Using the traditionally rigid process of mold making that is at the core of industrial production; I deconstruct and reassemble plaster mold positives to create a multitude of unique forms. The work is created organically, responding to the possibilities and limitations of the process and material. Through play, variation and modification, I look to change simple variables to create new methods and possibilities. I often reference domestic forms that are familiar, as a means to draw a broader connection to my work. These objects exist in the grey area between vessel and sculpture, and question the boundaries of design. Through my work I hope to explore the various degrees of function, from the practical to the sculptural, while generating new ideas for uses, forms, and processes.
Lauren Mabry:
I make ceramic vessels, objects, and dimensional paintings by combining traditional and experimental methods with clay and glaze. I investigate materiality though experimentation that is driven by my fascination with color, visual movement, and the transformative nature of ceramics.

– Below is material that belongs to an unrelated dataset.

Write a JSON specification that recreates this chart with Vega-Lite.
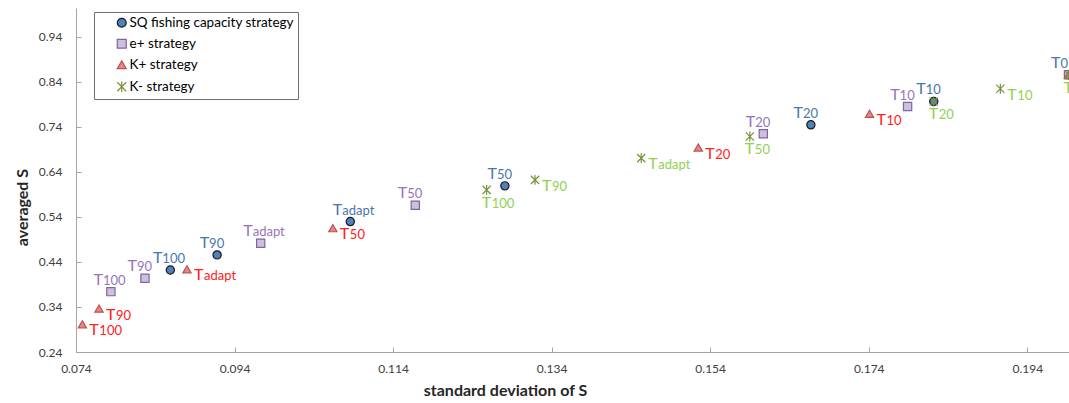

Primarily my work communicates directly, through its formal and aesthetic qualities, but it may also be understood in relationship to abstract painting, minimal work, and Process Art. Surface is often the focal point of my work, and therefore the forms I make are a reaction to how a glaze performs. My goal is to create dynamic compositions that push the boundaries of how these materials are perceived. Because I strive to keep my work as playful as it is scientific, the things I make exist where haphazard sketching meets the accuracy of chemistry. The rich, flowing glazes create hypnotic tones, textures, and forms which aim to please and bewilder.